| INFORMATION SHOWN |
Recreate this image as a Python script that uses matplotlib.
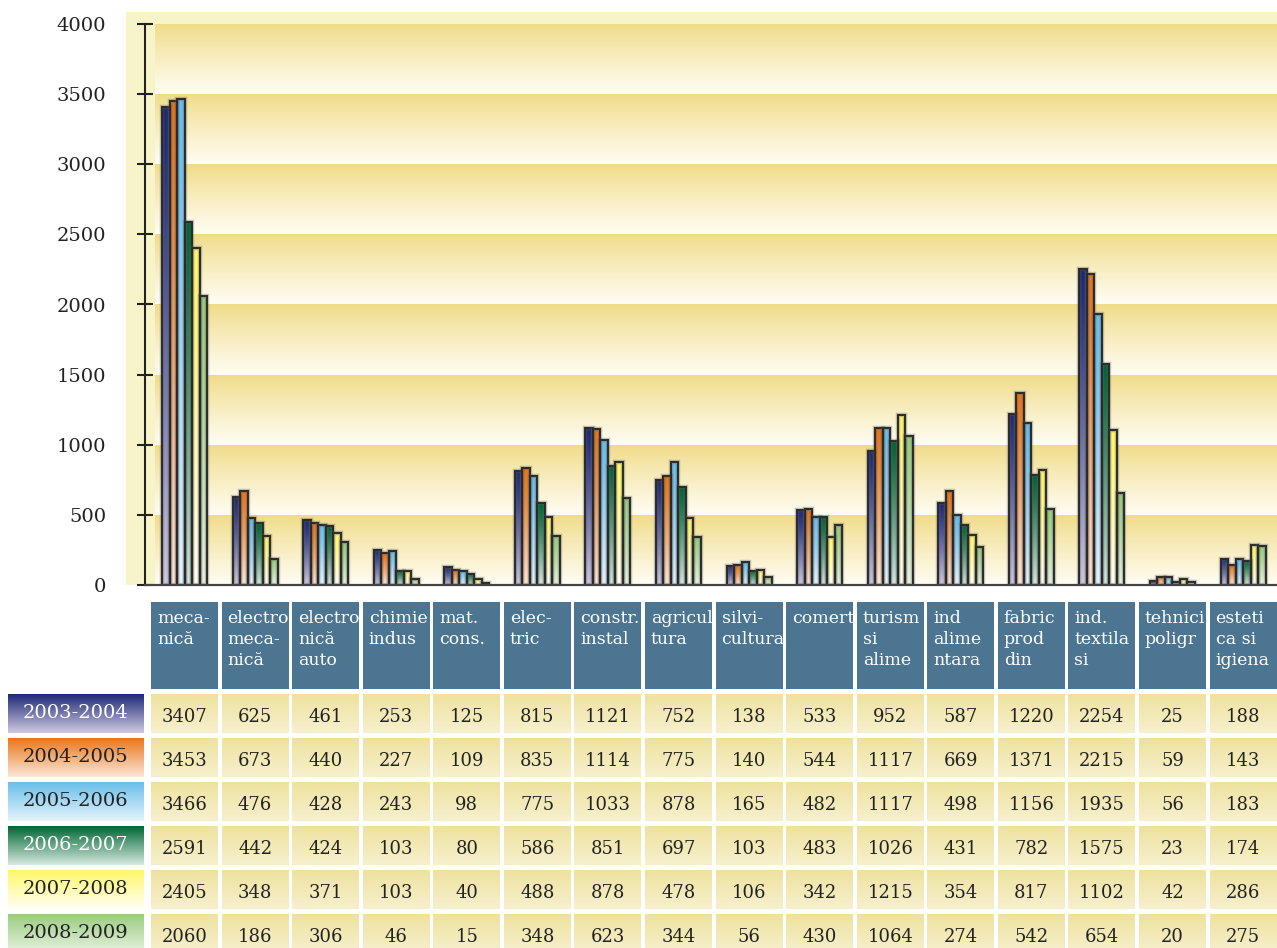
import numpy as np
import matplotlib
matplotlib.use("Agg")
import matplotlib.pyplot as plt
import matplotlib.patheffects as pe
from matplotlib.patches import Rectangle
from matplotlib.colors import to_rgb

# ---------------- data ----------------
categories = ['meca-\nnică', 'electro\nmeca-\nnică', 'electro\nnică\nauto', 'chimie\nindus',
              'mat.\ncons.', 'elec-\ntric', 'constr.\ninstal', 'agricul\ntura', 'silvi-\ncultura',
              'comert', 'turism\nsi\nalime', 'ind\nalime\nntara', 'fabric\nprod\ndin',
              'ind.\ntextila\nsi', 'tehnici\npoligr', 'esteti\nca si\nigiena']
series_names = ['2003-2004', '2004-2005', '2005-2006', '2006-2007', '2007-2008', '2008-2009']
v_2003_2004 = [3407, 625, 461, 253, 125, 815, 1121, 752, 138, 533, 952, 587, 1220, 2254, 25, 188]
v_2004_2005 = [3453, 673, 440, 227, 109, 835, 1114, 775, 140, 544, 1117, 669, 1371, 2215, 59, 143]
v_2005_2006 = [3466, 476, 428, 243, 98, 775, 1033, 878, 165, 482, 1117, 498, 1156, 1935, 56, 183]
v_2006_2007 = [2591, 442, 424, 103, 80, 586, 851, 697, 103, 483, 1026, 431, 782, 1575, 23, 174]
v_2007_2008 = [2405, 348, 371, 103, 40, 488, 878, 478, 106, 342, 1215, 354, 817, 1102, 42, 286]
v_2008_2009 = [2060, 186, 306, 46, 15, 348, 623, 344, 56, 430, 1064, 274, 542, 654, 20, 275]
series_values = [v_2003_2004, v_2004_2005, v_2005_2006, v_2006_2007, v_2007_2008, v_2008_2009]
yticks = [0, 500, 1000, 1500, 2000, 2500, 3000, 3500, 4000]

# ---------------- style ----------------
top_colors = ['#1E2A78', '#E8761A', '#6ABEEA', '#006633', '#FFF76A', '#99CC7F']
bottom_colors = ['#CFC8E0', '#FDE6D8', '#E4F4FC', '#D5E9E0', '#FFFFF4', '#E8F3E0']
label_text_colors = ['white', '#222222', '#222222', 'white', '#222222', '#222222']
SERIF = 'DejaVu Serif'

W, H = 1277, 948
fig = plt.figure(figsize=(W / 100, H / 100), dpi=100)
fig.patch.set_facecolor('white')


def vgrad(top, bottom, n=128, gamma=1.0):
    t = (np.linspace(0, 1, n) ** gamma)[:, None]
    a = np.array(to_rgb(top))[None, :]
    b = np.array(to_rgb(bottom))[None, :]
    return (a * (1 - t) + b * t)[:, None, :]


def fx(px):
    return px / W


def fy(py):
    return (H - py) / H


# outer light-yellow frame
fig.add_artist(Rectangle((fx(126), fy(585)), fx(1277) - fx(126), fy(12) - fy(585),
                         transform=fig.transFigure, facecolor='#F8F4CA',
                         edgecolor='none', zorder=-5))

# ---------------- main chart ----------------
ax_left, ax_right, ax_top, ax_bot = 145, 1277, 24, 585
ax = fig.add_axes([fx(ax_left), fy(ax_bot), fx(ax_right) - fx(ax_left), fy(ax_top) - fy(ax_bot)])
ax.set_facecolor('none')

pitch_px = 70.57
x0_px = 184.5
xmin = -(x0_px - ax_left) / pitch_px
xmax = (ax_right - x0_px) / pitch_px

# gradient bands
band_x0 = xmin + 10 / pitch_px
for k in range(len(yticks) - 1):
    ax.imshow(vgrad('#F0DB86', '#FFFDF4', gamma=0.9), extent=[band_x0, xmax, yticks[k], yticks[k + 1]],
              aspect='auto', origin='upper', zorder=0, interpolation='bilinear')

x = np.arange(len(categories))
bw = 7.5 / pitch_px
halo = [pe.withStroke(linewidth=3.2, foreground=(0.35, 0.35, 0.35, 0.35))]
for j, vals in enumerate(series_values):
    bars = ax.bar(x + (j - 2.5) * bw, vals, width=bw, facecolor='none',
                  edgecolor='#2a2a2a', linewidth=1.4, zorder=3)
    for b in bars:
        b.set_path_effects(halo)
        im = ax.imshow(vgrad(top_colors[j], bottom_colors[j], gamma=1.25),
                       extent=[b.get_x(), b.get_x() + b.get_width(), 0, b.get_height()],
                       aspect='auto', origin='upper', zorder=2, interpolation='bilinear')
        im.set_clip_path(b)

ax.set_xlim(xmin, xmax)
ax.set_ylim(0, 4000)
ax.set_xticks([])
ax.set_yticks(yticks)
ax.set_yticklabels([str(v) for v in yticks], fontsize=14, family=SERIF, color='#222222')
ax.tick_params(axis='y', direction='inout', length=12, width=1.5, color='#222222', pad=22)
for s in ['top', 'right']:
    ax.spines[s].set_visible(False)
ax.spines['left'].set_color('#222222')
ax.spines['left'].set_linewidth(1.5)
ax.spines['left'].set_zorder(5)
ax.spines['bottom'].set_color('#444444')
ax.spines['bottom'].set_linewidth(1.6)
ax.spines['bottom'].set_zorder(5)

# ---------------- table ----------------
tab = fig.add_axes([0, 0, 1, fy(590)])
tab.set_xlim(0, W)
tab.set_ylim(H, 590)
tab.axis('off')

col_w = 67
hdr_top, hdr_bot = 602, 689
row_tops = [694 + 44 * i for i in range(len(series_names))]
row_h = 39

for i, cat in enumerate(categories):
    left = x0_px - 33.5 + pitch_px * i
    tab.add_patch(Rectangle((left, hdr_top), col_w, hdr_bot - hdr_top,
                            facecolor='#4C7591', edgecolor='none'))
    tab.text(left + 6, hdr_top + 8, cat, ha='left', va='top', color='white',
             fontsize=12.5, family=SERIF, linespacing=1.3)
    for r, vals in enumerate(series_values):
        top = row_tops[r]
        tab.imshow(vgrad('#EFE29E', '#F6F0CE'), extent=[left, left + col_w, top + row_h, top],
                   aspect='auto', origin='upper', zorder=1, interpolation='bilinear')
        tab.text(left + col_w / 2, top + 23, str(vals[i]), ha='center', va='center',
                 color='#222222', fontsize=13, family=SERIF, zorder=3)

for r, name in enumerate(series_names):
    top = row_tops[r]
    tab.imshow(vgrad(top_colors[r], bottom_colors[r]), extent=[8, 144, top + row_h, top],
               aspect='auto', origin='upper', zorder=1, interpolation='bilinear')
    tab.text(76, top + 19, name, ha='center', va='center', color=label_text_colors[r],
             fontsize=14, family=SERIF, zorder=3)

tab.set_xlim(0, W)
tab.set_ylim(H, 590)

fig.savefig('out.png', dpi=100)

| DIRECTION |
Repeat the lines exactly as they stand, from the opening line of the data through the line with "from matplotlib.colors import to_rgb". Pictures stay out of the copy.

| WRITTEN REPLY |
Recreate this image as a Python script that uses matplotlib.
import numpy as np
import matplotlib
matplotlib.use("Agg")
import matplotlib.pyplot as plt
import matplotlib.patheffects as pe
from matplotlib.patches import Rectangle
from matplotlib.colors import to_rgb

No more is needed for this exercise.